After Dorothy and her friends reach the Emerald City, but just before they are to see the Wizard of Oz, the Wicked Witch of the West appears in the sky, writing a cryptic message in black smoke: “Surrender Dorothy.”
As a child, I assumed the Wicked Witch was speaking to Dorothy, telling her to surrender herself, or at least the ruby slippers, if she wants to escape the witch’s evil curse (“I’ll get you, my pretty, and your little dog, too!”). However, as an adult, and recognizing the witch’s smoky message does not contain a comma (direct address), the witch’s message is not intended for Dorothy. In fact, the witch is addressing everyone except Dorothy, but specifically the people of the Emerald City and their distinguished leader, the Wizard of Oz. The witch is not threatening one (Dorothy); she is threatening an entire society and its leadership (citizens of the Emerald City) in her attempt to “get” the innocents.
Importantly, this scene from the film is not in the book The Wonderful Wizard of Oz, from which the film was adapted; this scene was created by screenwriters specifically for the film. The word “surrender” is military language, and that makes sense in for a 1939 audience. By the film’s release date, war in Europe was inevitable; the official start to WWII was only months after The Wizard of Oz’s release. Even though America would not formally enter World War II until after the attack on Pearl Harbor, the world was feeling the threat of war by the late 1930s, specifically the effects of rising Nazi Party. Undoubtedly, The Wizard of Oz is a story about friendship, growing up, and perseverance, but, because of the historical moment the film was made in, the film also has some rather noticeable undertones, many of which warn of war. This “Surrender Dorothy” scene and other scenes with the Wicked Witch of the West communicate these undertones, likening the film’s conflict to the world’s impending conflict (WWII), and the film’s antagonist to the world’s antagonist of the late 1930s, Nazi Germany.
When the Wicked Witch of the West tells the Wizard to “Surrender Dorothy,” she communicates a war sentiment and, along with her army-clad flying monkeys, war is inevitably declared between the witch and the wizard, with Dorothy caught in crossfire. All of a sudden, in this fantasy adventure, realism sets in; war is inescapable, even over the rainbow, in the merry old land of Oz.
Taking this point further, in one shot the Wicked Witch of the West sends her flying monkeys after Dorothy and friends; the witch looks down toward the action from a balcony in her castle. The shot is memorable for two reasons: 1) Victor Fleming (one of the film’s many directors, but the one who eventually received credit for The Wizard of Oz) uses a Dutch angle, a type of shot invented by Germans in the early 20th century, and 2) at the left side of the shot a large statue of a bird looms over the witch’s bidding. It is not clear what type of bird this is, but it is a bird of prey, strong and stoic. Moreover, bird statues are often captured throughout the witch’s lair, all similarly predatory birds. In one of her rooms, as she watches the flying monkeys depart her castle and as she consults her crystal ball, another bird statue is in the left of the frame.

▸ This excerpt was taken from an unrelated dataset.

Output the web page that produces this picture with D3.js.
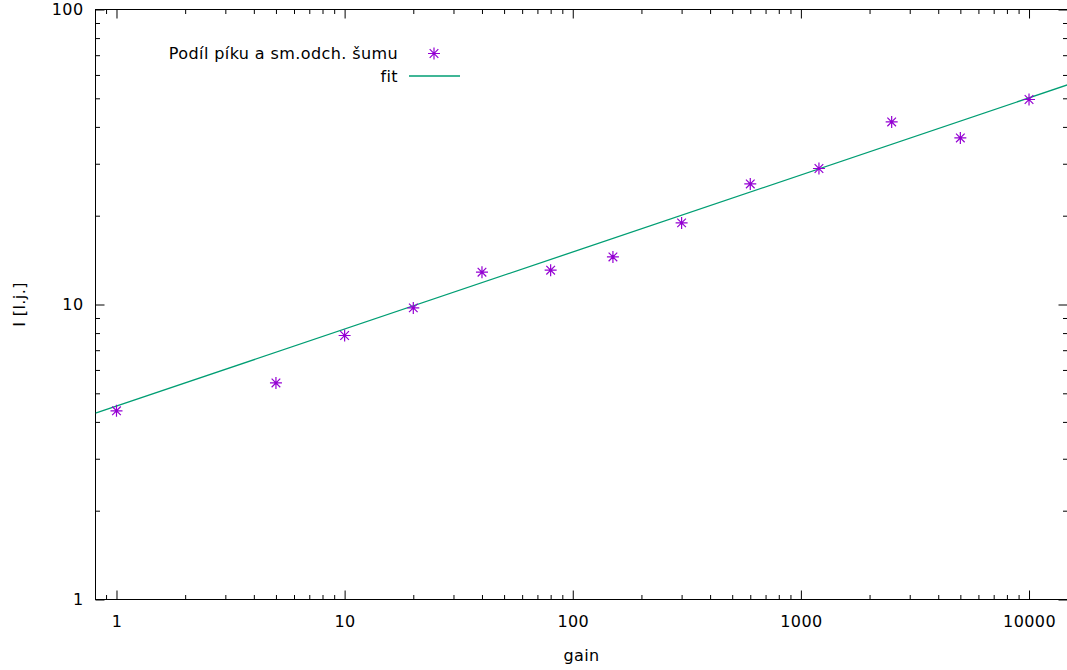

These bird statues surrounding the Wicked Witch are, perhaps, alluding to the Reichsadler, an “Imperial Eagle” or “National Eagle,” or the Parteiadler, the “Party’s Eagle,” both symbols adopted by the Nazi Party in the 1930s. Technically, the Reichsadler is an eagle looking to its right and the Parteiadler is an eagle looking to its left, and neither of the aforementioned bird statues from The Wizard of Oz are direct examples of this Nazi symbol, yet the suggestion is there. Filmmakers would not dare use a literal, obvious symbol of Nazi Germany to villainize the Wicked Witch, but creating a symbol for the witch that is similar to a Nazi symbol communicates to 1939 audiences just how evil and maniacal the witch actually is, justifying Dorothy, the innocent protagonist, in killing the “trouble [that she] melts like lemon drops.”
The Wicked Witch of the West is a terrifying villain. Not simply because she is green, can fly, throws fire, casts curses, and harms the innocent. The Wicked Witch of the West is terrifying because her depiction, both consciously and unconsciously, references the world’s greatest threat of 1939, Nazi Germany. The witch speaks in military language, surrounds herself with flying monkeys wearing fatigues, and decorates her lair with symbols similar enough to Nazi symbols that a likening between the two is evident.
This is not to go as far as saying The Wizard of Oz is a film about the eve of World War II and the Nazi Party, or that The Wizard of Oz is explicitly a war film. Yet, it is undeniable that war is a part of The Wizard of Oz, and one argument the film makes rather boldly is that war is inescapable, an argument that proved to be correct just months after the film asserted its claim.